Racine Police Lt. Ray Knapp refused to comment on the story.
The dismissal doesn't necessarily mean Rojas is completely in the clear, Chiapete said. There is still evidence that points to Rojas as the shooter, especially his son's statement to police. In subsequent interviews, the boy never repeated the statement that his father was responsible for his mother's death.
Rojas is no longer in jail, but remains under electronic monitoring. The homicide charge has been dismissed, but he still faces drug charges for the cocaine and marijuana police found in his home when they searched it following his wife's death. He is looking for a job and does not plan to stay here.
"After everything is done, I'll go to Mexico and do business down there," he said.
Racine Journal Times
Racine Inmate Cleared of Charges, June 22, 1999
RACINE - After what prosecutors characterize as serious credibility issues for a key witness in a homicide case, they dropped charges against a Racine man accused of choking his cellmate to death last April.
Kurtis King was cleared of first-degree intentional homicide charges Monday in the courtroom of Circuit Court Judge Dennis Flynn. The charges stemmed from the death of King's cellmate, Robert C. Thompson.
The basis for dropping the charges came from the recent firing of two Racine Correctional Institution correction officers, Aaron Joseph and Robert Nebel, who were on duty at the time of Thompson's death. Joseph admitted he lied about checking on another inmate, Mark W. Pfeifer of Milwaukee, an hour before Pfeifer was found not breathing in his cell May 25.
"Aaron Joseph was fired and because of the allegations; we felt there were credibility problems,'' said Michael Nieskes, deputy district attorney. "We are also missing two witnesses who are on parole. One can't be found. We have no way of getting the testimony.''
Nieskes said prosecutors do not plan to re-issue charges in the case. But charges could be brought against Joseph and Nebel as early as this week.

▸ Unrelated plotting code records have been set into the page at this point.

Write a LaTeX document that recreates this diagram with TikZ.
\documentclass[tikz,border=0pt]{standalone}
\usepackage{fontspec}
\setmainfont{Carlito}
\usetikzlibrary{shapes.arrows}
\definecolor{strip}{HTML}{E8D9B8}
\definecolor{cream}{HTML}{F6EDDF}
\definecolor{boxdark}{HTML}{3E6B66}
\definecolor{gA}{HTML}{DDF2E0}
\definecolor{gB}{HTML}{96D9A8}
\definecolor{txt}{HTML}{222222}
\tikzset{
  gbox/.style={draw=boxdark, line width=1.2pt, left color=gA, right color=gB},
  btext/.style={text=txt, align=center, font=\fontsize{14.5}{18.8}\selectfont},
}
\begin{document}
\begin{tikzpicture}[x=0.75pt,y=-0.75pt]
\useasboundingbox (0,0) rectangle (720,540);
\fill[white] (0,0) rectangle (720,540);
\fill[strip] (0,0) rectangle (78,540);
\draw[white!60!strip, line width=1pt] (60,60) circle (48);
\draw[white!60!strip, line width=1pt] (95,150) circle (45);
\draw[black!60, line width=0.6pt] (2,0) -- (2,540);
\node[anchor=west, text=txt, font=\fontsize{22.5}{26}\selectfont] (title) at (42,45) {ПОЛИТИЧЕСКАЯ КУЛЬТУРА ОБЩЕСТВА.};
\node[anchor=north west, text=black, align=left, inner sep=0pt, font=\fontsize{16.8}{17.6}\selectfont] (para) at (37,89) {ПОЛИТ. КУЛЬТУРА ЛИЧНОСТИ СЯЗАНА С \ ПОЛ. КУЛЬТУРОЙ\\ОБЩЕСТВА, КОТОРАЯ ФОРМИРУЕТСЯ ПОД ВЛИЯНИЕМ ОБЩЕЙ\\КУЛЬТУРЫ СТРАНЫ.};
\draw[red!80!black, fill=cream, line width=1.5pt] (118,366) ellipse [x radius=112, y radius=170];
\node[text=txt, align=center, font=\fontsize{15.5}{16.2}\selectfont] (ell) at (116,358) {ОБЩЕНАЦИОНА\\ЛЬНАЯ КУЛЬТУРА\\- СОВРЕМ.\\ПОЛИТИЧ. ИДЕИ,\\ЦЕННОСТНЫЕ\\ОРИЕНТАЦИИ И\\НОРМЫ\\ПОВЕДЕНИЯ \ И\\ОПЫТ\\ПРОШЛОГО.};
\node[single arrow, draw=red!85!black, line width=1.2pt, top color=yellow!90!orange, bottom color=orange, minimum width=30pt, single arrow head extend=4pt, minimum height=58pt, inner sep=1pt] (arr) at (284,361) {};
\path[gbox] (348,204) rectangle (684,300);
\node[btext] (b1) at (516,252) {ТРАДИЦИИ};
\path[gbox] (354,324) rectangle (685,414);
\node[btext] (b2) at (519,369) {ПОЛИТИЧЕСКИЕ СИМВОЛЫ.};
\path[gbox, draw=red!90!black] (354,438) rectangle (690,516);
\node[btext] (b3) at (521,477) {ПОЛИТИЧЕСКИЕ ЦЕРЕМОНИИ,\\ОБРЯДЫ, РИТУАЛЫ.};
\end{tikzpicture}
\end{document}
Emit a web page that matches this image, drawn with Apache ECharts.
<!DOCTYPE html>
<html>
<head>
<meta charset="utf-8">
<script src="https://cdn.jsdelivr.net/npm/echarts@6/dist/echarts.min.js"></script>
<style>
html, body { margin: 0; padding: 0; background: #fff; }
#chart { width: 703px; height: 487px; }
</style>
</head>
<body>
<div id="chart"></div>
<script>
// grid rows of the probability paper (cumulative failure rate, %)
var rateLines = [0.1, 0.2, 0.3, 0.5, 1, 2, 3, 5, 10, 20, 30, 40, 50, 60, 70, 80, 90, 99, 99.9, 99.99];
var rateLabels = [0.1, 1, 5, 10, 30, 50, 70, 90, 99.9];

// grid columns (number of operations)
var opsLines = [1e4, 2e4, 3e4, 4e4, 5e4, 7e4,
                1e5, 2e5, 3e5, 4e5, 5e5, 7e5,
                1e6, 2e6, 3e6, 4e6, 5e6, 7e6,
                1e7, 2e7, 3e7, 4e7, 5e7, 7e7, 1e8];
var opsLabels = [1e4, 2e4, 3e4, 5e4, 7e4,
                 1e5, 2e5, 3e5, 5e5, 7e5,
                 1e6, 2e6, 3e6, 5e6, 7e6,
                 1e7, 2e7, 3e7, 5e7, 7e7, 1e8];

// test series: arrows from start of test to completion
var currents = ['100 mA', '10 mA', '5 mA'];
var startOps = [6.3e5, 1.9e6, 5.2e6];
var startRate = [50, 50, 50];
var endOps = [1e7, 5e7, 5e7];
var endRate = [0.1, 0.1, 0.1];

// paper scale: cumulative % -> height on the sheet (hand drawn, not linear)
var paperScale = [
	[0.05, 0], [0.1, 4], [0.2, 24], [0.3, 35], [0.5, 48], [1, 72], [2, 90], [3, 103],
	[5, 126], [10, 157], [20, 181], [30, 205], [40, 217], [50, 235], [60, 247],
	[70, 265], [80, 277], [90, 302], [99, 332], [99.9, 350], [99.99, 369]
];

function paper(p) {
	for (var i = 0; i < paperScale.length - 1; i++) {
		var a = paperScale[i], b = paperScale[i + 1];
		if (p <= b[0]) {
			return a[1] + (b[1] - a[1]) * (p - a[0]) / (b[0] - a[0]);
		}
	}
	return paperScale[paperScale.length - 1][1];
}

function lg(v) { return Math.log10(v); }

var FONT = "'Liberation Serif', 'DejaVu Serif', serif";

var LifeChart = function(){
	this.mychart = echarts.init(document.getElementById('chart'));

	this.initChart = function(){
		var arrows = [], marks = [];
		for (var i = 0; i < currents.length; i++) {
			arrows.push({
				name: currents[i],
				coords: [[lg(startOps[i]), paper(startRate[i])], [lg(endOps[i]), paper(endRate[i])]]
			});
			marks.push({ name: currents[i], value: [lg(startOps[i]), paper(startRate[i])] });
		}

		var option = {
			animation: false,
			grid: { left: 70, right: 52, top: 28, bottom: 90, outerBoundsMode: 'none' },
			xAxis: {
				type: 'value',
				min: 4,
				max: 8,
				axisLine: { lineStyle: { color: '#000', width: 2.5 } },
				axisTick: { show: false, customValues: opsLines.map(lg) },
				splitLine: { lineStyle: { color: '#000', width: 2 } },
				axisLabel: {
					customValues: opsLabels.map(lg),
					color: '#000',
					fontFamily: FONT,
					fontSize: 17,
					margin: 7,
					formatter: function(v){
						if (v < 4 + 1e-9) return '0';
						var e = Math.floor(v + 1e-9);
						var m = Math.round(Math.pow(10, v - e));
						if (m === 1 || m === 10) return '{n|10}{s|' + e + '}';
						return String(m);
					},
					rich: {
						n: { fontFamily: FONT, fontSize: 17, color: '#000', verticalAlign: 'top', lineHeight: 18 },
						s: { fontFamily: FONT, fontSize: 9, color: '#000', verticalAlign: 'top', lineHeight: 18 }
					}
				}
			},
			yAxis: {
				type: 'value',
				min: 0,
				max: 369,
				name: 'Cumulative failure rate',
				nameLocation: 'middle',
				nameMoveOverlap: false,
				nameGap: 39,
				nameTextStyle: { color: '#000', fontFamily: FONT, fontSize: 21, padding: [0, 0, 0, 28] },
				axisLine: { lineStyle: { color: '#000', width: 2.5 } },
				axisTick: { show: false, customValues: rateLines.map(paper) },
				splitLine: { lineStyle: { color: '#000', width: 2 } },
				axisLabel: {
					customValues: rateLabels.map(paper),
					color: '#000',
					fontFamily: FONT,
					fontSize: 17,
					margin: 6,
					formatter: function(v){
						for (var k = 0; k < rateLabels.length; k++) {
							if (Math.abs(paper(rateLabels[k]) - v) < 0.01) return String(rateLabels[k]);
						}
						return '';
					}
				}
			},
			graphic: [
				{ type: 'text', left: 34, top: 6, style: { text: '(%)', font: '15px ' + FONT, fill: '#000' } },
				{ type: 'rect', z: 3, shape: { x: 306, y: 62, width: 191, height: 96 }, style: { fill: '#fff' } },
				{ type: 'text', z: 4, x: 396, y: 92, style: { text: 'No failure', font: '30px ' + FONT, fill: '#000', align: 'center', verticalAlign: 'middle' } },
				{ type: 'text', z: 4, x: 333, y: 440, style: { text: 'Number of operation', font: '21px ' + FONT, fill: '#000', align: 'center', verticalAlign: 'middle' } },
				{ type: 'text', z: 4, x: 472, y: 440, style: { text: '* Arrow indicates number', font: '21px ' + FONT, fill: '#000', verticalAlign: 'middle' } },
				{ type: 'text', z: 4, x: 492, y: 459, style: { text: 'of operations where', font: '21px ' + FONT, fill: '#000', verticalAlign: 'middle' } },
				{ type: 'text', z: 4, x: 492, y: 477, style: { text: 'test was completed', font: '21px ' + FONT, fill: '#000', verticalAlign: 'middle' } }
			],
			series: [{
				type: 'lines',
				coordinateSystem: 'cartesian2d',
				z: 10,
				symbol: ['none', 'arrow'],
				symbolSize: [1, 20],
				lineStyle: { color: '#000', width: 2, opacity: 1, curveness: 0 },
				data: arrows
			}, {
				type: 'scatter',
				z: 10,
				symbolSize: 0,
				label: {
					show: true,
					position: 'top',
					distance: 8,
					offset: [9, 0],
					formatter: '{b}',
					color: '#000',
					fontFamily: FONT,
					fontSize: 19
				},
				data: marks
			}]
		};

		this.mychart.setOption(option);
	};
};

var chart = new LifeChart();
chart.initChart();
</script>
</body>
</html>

"We're reviewing charges this week,'' he said. "There's still other information out there.''
In an independent investigation, Racine County sheriff's deputies recommended prosecutors seek obstruction and misconduct in office charges against Joseph and Nebel. A second investigation was completed by prison officials, and that review resulted in the termination of Joseph and Nebel.
King is scheduled for a parole hearing in September on charges of party to attempted felony theft from a person while armed and masked. He remains in prison at Waupun Correctional Institution.
Defense attorney Mark Richards, of Racine, said King is a victim of the careless work habits of Racine Correctional Institution guards.
According to Richards, King pounded for help for more than 30 minutes after realizing Thompson was dead. The correctional officers failed to respond. Thompson, who suffered from asthma, made a request to have his inhaler and within 15 minutes of receiving it, he strangled himself, Richards said.
One inmate told authorities he overheard King and Thompson arguing about King stealing his cellmate's medication to get high. Richards believes Thompson hanged himself.
Thompson's death was ruled asphyxiation due to strangulation.
"If the guards had answered the emergency buzzer when my client had hit it, he (Thompson) would still be alive today,'' said Richards. "I walked into court and I walked out happy. My client did not kill Robert Thompson. I'm glad the family did not have to suffer through a long court trial.''
No security changes have been implemented at RCI in the wake of the firing of the two guards, said Deputy Warden Gene Dobberstein.
"We have not, at any time in the last year, changed our policy in any way with regard to inmate possession of inhalers,'' he said. "In general population, inmates keep their inhalers.''
Although Dobberstein said the state views the correction officers' violations as a serious matter, they do not believe their actions contributed to the death of Thompson.